■ **Given data**:
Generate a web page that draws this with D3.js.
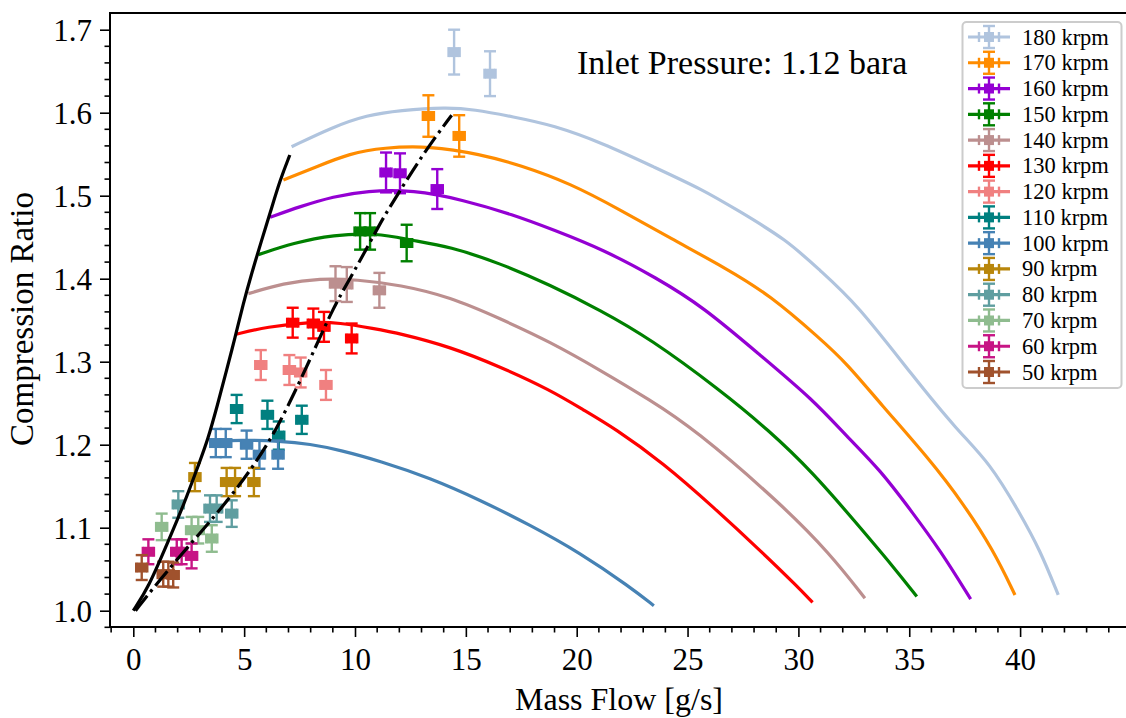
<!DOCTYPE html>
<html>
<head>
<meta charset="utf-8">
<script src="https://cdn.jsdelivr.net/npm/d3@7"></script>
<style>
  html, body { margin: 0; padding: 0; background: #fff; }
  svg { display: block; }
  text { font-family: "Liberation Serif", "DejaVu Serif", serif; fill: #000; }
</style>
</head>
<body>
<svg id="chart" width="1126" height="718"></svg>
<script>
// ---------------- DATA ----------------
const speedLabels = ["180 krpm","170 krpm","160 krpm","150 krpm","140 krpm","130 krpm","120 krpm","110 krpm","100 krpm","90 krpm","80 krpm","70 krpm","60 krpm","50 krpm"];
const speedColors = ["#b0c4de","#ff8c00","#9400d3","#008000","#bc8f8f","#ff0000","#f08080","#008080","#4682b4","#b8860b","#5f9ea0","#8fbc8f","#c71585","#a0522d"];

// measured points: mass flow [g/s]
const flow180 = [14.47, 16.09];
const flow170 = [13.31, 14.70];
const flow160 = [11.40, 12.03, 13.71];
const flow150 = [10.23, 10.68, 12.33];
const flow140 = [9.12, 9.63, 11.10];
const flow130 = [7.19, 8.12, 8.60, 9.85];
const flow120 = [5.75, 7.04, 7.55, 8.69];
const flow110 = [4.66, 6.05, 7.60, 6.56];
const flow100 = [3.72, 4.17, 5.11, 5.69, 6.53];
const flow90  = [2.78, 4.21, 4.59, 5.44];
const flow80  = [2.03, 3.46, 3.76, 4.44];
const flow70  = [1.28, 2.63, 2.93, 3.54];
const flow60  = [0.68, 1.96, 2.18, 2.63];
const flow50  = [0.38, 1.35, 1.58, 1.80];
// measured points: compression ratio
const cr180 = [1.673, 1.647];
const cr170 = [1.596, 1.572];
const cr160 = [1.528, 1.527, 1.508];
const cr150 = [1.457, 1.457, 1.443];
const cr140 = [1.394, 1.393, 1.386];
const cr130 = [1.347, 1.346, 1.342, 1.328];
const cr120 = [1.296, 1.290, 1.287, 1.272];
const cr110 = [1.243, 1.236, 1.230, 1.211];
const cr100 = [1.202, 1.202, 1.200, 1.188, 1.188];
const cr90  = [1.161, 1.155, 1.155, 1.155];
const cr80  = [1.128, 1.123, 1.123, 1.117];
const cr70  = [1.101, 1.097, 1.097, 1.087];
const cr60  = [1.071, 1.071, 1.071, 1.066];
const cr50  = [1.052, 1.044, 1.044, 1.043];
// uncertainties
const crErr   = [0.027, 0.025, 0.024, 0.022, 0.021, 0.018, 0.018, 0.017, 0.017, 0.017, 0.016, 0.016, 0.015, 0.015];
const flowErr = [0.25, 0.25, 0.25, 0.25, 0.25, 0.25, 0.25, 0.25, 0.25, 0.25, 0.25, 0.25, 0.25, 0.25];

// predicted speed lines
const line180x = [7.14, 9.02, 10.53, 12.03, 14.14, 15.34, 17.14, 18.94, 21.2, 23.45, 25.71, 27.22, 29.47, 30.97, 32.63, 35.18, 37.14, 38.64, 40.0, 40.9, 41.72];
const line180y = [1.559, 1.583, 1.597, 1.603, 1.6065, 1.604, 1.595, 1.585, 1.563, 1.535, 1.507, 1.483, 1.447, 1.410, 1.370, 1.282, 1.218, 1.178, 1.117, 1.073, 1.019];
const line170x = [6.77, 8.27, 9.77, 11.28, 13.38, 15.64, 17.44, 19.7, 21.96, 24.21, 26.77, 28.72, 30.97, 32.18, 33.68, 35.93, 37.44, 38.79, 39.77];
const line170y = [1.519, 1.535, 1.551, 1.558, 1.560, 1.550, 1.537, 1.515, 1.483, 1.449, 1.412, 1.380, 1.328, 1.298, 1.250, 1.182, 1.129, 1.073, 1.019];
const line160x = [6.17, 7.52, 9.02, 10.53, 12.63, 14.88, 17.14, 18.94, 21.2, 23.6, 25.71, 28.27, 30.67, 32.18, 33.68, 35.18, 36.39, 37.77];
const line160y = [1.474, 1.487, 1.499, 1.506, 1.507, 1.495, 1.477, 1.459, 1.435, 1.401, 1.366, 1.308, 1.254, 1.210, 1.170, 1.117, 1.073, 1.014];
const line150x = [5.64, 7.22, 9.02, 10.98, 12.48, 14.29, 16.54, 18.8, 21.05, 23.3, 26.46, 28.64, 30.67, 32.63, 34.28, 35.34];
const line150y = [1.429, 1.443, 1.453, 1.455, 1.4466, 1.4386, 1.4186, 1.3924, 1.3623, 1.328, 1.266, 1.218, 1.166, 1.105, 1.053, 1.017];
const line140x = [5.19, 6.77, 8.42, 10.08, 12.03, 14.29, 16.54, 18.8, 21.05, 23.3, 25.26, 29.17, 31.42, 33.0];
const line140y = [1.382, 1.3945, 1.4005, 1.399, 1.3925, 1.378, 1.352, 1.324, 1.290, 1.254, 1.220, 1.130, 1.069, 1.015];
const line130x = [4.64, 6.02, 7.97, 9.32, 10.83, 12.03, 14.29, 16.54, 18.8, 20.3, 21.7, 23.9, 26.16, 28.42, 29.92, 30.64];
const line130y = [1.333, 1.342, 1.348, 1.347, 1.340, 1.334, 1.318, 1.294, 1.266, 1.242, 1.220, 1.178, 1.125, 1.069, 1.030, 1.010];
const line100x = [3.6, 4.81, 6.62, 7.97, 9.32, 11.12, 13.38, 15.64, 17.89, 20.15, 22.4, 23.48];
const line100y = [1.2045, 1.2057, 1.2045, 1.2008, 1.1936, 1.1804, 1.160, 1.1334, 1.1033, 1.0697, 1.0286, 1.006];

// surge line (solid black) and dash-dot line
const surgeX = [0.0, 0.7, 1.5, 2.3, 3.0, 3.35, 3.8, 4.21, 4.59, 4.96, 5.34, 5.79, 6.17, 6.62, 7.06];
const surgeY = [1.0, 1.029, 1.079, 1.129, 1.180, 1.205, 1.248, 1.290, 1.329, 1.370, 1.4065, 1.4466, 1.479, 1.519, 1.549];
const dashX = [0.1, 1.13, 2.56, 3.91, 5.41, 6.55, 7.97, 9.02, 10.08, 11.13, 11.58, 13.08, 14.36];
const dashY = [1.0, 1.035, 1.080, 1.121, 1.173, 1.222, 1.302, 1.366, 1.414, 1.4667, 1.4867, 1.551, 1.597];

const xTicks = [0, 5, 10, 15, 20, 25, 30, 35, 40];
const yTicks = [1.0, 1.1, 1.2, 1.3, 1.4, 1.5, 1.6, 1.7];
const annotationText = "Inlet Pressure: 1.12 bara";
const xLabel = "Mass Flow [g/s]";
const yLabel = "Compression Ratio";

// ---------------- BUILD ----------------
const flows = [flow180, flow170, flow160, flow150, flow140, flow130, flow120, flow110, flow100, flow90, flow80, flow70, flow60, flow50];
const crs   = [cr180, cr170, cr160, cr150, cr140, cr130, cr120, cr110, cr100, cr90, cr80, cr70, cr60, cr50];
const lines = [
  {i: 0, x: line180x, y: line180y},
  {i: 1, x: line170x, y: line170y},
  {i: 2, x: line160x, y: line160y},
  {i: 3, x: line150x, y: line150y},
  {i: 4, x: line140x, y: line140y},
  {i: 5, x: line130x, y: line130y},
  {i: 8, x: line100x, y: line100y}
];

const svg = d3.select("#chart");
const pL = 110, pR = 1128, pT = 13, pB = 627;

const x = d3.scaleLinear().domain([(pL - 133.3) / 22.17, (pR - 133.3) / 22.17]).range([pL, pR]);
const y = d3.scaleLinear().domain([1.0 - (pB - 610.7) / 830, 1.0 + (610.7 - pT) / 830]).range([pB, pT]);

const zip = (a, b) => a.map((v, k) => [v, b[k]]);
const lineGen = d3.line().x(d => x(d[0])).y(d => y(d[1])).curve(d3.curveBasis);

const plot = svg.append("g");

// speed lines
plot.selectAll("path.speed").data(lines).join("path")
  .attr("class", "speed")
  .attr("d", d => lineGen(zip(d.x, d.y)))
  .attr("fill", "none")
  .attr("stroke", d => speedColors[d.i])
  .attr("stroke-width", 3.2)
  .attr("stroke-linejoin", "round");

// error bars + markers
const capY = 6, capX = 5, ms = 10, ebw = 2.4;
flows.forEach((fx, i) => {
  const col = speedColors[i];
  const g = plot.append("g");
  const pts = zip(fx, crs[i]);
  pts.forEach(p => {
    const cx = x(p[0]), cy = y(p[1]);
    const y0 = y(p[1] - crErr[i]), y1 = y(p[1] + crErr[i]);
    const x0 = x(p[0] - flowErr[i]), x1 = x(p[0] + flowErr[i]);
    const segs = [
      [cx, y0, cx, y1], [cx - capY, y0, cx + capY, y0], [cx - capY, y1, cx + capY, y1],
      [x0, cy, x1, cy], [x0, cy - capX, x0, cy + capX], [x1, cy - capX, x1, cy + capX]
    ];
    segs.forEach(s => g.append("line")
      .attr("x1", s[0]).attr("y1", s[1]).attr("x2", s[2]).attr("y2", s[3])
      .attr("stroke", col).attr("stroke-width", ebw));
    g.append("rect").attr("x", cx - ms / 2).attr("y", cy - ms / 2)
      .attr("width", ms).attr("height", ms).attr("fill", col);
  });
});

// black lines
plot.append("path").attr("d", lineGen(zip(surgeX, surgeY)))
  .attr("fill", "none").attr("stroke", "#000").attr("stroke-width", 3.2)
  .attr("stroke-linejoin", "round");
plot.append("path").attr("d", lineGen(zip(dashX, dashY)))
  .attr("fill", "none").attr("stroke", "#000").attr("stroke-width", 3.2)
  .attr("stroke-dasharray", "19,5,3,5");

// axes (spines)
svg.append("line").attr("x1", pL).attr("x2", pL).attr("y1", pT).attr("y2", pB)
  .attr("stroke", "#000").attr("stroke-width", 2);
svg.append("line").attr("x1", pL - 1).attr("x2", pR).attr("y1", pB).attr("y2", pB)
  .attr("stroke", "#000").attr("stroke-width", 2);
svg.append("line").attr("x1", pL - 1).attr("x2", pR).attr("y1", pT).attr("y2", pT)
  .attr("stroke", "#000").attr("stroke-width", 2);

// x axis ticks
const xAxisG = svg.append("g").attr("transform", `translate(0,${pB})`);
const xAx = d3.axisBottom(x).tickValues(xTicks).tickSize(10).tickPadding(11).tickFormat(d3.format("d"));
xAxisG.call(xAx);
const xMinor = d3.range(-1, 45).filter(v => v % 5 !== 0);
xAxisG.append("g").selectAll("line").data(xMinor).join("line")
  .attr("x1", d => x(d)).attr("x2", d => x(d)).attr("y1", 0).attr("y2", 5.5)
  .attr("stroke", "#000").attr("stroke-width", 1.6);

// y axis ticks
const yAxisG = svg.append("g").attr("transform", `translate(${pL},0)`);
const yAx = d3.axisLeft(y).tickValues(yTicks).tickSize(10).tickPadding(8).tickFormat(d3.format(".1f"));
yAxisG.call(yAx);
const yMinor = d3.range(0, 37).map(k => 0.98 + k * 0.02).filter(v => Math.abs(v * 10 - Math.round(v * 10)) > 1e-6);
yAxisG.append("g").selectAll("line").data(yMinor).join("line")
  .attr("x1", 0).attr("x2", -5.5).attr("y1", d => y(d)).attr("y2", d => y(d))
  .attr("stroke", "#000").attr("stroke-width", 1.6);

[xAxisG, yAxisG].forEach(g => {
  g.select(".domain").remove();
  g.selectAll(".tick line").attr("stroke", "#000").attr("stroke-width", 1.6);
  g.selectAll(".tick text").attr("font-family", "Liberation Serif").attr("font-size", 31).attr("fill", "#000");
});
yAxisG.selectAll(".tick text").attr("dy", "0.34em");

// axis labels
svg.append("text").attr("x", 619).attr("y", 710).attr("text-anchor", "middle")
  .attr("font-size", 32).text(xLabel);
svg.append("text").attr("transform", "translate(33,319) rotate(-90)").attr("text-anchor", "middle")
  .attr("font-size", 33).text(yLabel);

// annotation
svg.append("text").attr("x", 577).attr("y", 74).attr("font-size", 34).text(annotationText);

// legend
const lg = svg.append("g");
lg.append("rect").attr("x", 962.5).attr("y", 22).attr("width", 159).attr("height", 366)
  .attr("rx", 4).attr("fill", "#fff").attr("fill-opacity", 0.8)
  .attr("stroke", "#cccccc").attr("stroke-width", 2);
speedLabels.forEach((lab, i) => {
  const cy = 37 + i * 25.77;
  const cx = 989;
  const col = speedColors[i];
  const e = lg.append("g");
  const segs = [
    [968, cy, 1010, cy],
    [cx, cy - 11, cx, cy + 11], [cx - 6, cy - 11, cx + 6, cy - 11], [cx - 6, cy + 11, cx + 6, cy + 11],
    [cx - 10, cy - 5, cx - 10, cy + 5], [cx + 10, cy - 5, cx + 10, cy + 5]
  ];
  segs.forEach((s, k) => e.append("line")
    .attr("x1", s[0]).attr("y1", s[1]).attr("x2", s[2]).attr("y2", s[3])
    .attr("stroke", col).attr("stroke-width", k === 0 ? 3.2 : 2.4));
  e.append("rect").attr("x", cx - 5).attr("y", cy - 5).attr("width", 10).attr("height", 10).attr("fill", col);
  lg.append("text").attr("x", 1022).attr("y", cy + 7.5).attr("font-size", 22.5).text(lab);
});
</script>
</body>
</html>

■ **Work to be completed**:
Print, exactly as written, the lines above from the first one to the one containing "0.25, 0.25, 0.25];". Leave out pictures.

■ **Solution to this task**:
Generate a web page that draws this with D3.js.
<!DOCTYPE html>
<html>
<head>
<meta charset="utf-8">
<script src="https://cdn.jsdelivr.net/npm/d3@7"></script>
<style>
  html, body { margin: 0; padding: 0; background: #fff; }
  svg { display: block; }
  text { font-family: "Liberation Serif", "DejaVu Serif", serif; fill: #000; }
</style>
</head>
<body>
<svg id="chart" width="1126" height="718"></svg>
<script>
// ---------------- DATA ----------------
const speedLabels = ["180 krpm","170 krpm","160 krpm","150 krpm","140 krpm","130 krpm","120 krpm","110 krpm","100 krpm","90 krpm","80 krpm","70 krpm","60 krpm","50 krpm"];
const speedColors = ["#b0c4de","#ff8c00","#9400d3","#008000","#bc8f8f","#ff0000","#f08080","#008080","#4682b4","#b8860b","#5f9ea0","#8fbc8f","#c71585","#a0522d"];

// measured points: mass flow [g/s]
const flow180 = [14.47, 16.09];
const flow170 = [13.31, 14.70];
const flow160 = [11.40, 12.03, 13.71];
const flow150 = [10.23, 10.68, 12.33];
const flow140 = [9.12, 9.63, 11.10];
const flow130 = [7.19, 8.12, 8.60, 9.85];
const flow120 = [5.75, 7.04, 7.55, 8.69];
const flow110 = [4.66, 6.05, 7.60, 6.56];
const flow100 = [3.72, 4.17, 5.11, 5.69, 6.53];
const flow90  = [2.78, 4.21, 4.59, 5.44];
const flow80  = [2.03, 3.46, 3.76, 4.44];
const flow70  = [1.28, 2.63, 2.93, 3.54];
const flow60  = [0.68, 1.96, 2.18, 2.63];
const flow50  = [0.38, 1.35, 1.58, 1.80];
// measured points: compression ratio
const cr180 = [1.673, 1.647];
const cr170 = [1.596, 1.572];
const cr160 = [1.528, 1.527, 1.508];
const cr150 = [1.457, 1.457, 1.443];
const cr140 = [1.394, 1.393, 1.386];
const cr130 = [1.347, 1.346, 1.342, 1.328];
const cr120 = [1.296, 1.290, 1.287, 1.272];
const cr110 = [1.243, 1.236, 1.230, 1.211];
const cr100 = [1.202, 1.202, 1.200, 1.188, 1.188];
const cr90  = [1.161, 1.155, 1.155, 1.155];
const cr80  = [1.128, 1.123, 1.123, 1.117];
const cr70  = [1.101, 1.097, 1.097, 1.087];
const cr60  = [1.071, 1.071, 1.071, 1.066];
const cr50  = [1.052, 1.044, 1.044, 1.043];
// uncertainties
const crErr   = [0.027, 0.025, 0.024, 0.022, 0.021, 0.018, 0.018, 0.017, 0.017, 0.017, 0.016, 0.016, 0.015, 0.015];
const flowErr = [0.25, 0.25, 0.25, 0.25, 0.25, 0.25, 0.25, 0.25, 0.25, 0.25, 0.25, 0.25, 0.25, 0.25];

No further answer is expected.